For funsies, I also priced out what it would cost to make this same necklace using acrylic, glass, or otherwise not natural stones. I kept the same cord ends and bead caps, since those are already just gold colored brass. Because we’re dealing with relatively low quantities – 10-20 stones or 1-2, 15″ strands – ordering via a place like Etsy means lots of little shipping costs. Before taxes, my estimated pricing for the “cheaper” necklace was just over $36. If you’re lucky to have a local bead store (or a craft store with a good bead section), you could probably bring this price down a bit with some good hunting.
In either case, you’re going to have some leftover beads. My plan is to use them to make modern jewelry to give as gifts, with the hope that I won’t need to go buy a bunch of additional findings in order to do so. Good thing I know people who like purple.
Lady Mi’s necklace was strung on silk, so I used Beadalon 100% Silk beading cord, since it was readily available at my local craft store and came with a beading needle. I chose the white color, to approximate undyed silk.

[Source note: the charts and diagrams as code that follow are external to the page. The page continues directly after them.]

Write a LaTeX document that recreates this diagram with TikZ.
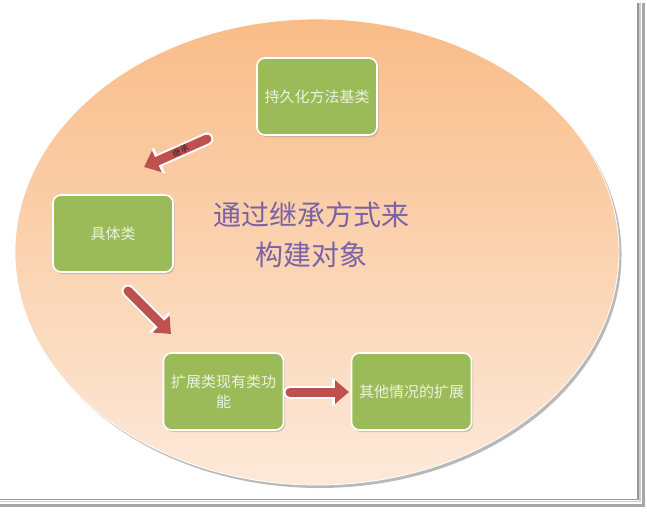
\documentclass[tikz,border=0pt]{standalone}
\usepackage{fontspec}
\newfontfamily\cjk{Noto Sans CJK SC}
\usepackage{tikz}
\usetikzlibrary{arrows.meta,shadows}
\definecolor{boxgreen}{RGB}{155,187,89}
\definecolor{boxtext}{RGB}{236,242,222}
\definecolor{arrowred}{RGB}{192,80,77}
\definecolor{titlepurple}{RGB}{122,98,165}
\definecolor{ovaltop}{RGB}{249,188,136}
\definecolor{ovalbottom}{RGB}{253,233,217}
\tikzset{
	stagebox/.style={draw=white, line width=1.6pt, fill=boxgreen, rounded corners=8pt,
		minimum width=120pt, minimum height=77pt, align=center, text=boxtext,
		font=\cjk\fontsize{15}{20}\selectfont,
		drop shadow={shadow xshift=1.5pt, shadow yshift=-2pt, opacity=0.35}},
	arrowrim/.style={white, line width=13pt, line cap=round, -{Triangle[width=28pt,length=17pt]}},
	arrowbody/.style={arrowred, line width=9pt, line cap=round, -{Triangle[width=23pt,length=14pt]}}
}

\begin{document}
\begin{tikzpicture}[x=1pt, y=-1pt]
			%%%%% START %%%%%
			
			\useasboundingbox (0, 0) rectangle (647, 511);
			\fill[white] (0, 0) rectangle (647, 511);
			
			% frame
			\draw[gray!80, line width=1.5pt] (638, 3) -- (638, 499.5) -- (0, 499.5);
			\draw[gray!40, line width=1.5pt] (640, 3) -- (640, 501.5) -- (0, 501.5);
			\draw[gray!70, line width=3pt] (643, 3) -- (643, 505) -- (0, 505);
			
			% oval
			\fill[gray!55] (319.5, 255) ellipse (302 and 233);
			\shade[top color=ovaltop, bottom color=ovalbottom, draw=white, line width=0.8pt] (317, 252) ellipse (302 and 233);
			
			\node[stagebox] (base) at (317, 96.5) {持久化方法基类};
			\node[stagebox] (concrete) at (113, 233.5) {具体类};
			\node[stagebox] (extend) at (223.5, 391.5) {扩展类现有类功\\能};
			\node[stagebox] (other) at (411.5, 391.5) {其他情况的扩展};
			
			\node[text=titlepurple, align=center, font=\cjk\fontsize{28}{40}\selectfont] (title) at (311, 235) {通过继承方式来\\构建对象};
			
			% arrows
			\coordinate (inhS) at (207, 139);
			\coordinate (inhE) at (144, 167);
			\coordinate (downS) at (128, 291);
			\coordinate (downE) at (171, 334);
			\coordinate (rightS) at (290, 392);
			\coordinate (rightE) at (349, 392);
			
			\draw[arrowrim] (inhS) -- (inhE);
			\draw[arrowbody] (inhS) -- (inhE) node[pos=0.42, sloped, inner sep=0pt, text=black!85, font=\cjk\fontsize{8.5}{9}\selectfont] (inhlabel) {继承};
			\draw[arrowrim] (downS) -- (downE);
			\draw[arrowbody] (downS) -- (downE);
			\draw[arrowrim] (rightS) -- (rightE);
			\draw[arrowbody] (rightS) -- (rightE);
			
			%%%%% END %%%%%
		\end{tikzpicture}
\end{document}
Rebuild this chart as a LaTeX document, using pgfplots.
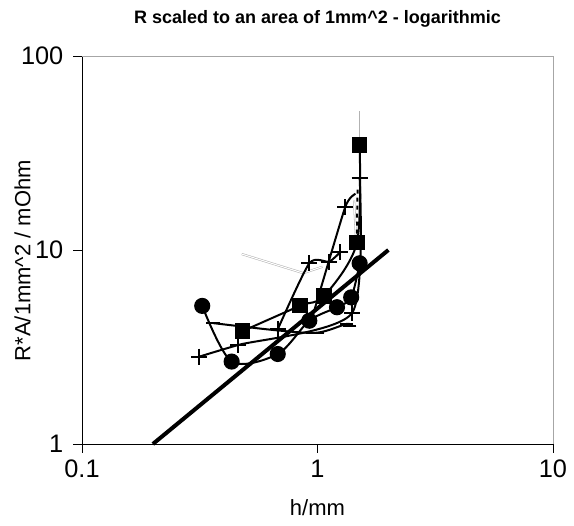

Before my beads even arrived, I mapped out how many beads I would need and in what configuration, using the image from the National Museum of China’s exhibit. I simply used my computer’s image editor to number the rock crystal beads and do some simple math.
There are 86 rock crystal beads in the main body of the necklace (43 to a “side”) and 6 between the two amethysts. The pattern for the focal element is: amethyst, rock crystal, blue bead, rock crystal, turquoise, rock crystal, blue bead, turquoise, rock crystal, blue bead, amethyst.
To make the drops, I bent the petals of the bead caps with some pliers while holding them in the middle with an awl so that they would fit around the narrower end of the teardrop shaped stones. My experiments with threading the turquoise drops with wire and then pulling both ends of the cord up through the bead cap didn’t work – the wire would break the glass bead. With cording, I couldn’t get the string tight enough to hold everything snug. I tried to glue them, but it took too long to set and the shapes kept slipping. Finally, I used UV resin to quickly adhere the pieces together, then added the cord end the same way. I made use of my third hand to do this.
Once I had all the drops made, I started stringing all the beads, following the same pattern I’d mapped out from the extant.
To finish the necklace without a clasp, I followed the instructions in the video below to pass my silk cord through the last bead on the opposite side and then tie a knot to secure it. I also fed the cord back through more beads before I cut it so that the ends would stay hidden. I wasn’t super successful with getting the ends hidden or the string tight, but it’s serviceable.
Once it was all finished, I tried it on – and it works! I can put it on over my head (have to take my glasses off), and it sits nicely about 3 inches below my suprasternal notch (the gap between clavicles at the base of the throat).
I am really happy with how this project turned out. I could have gone with a slightly larger blue bead (these are 4mm compared to the 6mm quartz), as well as a slightly larger turquoise. I have plenty of amethyst and glass turquoise that I can play with, so I might just have to make something that features tiny eggplants. I also could easily buy more quartz and make another necklace.
The whole idea of this project was to make something that passes as period without breaking the bank or investing in a new skill set. So don’t be afraid to try your hand at recreating period accessories!